1. ## Algebra/Coordinate Geometry

Triangle ABC has vertices A (-5,-2), B (7,-5), and C (3,1). Find the coordinates of the intersection of the three altitudes algebraically. (I know how to graph it, I don't know how to do it algebraically).

2. The slope of line AB is $\displaystyle \frac{-1}{4}$ thus the altitude from C to AB is $\displaystyle y = 4\left( {x - 3} \right) + 1$.

The slope of line AC is $\displaystyle \frac{3}{8}$ thus the altitude from B to AC is $\displaystyle y = \frac{-8}{3}\left( {x - 7} \right) - 5$.

Find the intersection.

3. What form are those equations in? So far I've only learned standard, point-slope, and slope intercept. It seems like you combined slope-intercept and point slope... I know to find the intersection of two equations you have to simplify then use systems, and I tried playing around with your equations, but I got a fraction....
Could you help more?

4. First: The altitudes are all concurrent.
So all we need is to find the intersection of any two.
Also if a line has a non-zero slope of m then a perpendicular line has slope (-1/m).
The two lines I gave you are in point-slope form.

5. I think you misunderstood my question... I know how you came up with the equations (and now I know what form they are in) and I understand that by finding two intersection points, you find all three.
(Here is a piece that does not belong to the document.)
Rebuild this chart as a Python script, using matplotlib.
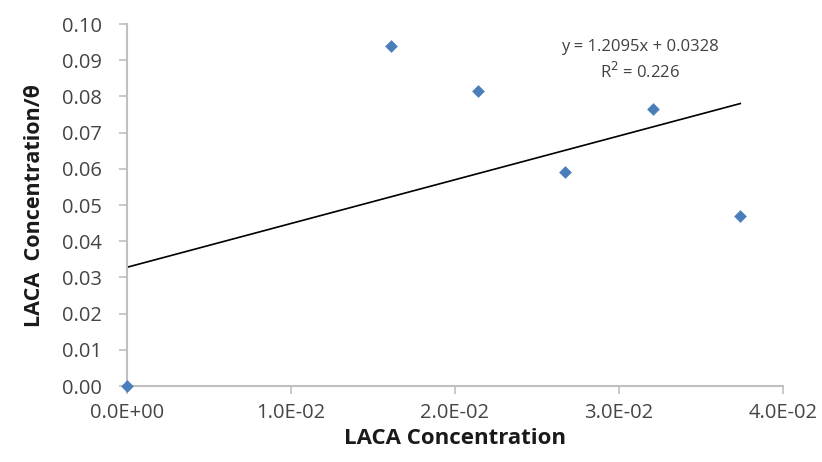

What I'm having a problem with is solving them--here's what I tried:
y= 4 (x-3) + 1
y= 4x - 13 + 1
y= 4x - 11

y= -8/3(x-7)-5
y= -8/3x + 56/3 -5 multiply everything by three (to get rid of the fraction)
3y= -8x + 56 - 15
3y = -8x + 41

And then I would use systems (for 3y = -8x + 41 and y= 4x - 11) to solve for x and y. But I get fractions/decimals..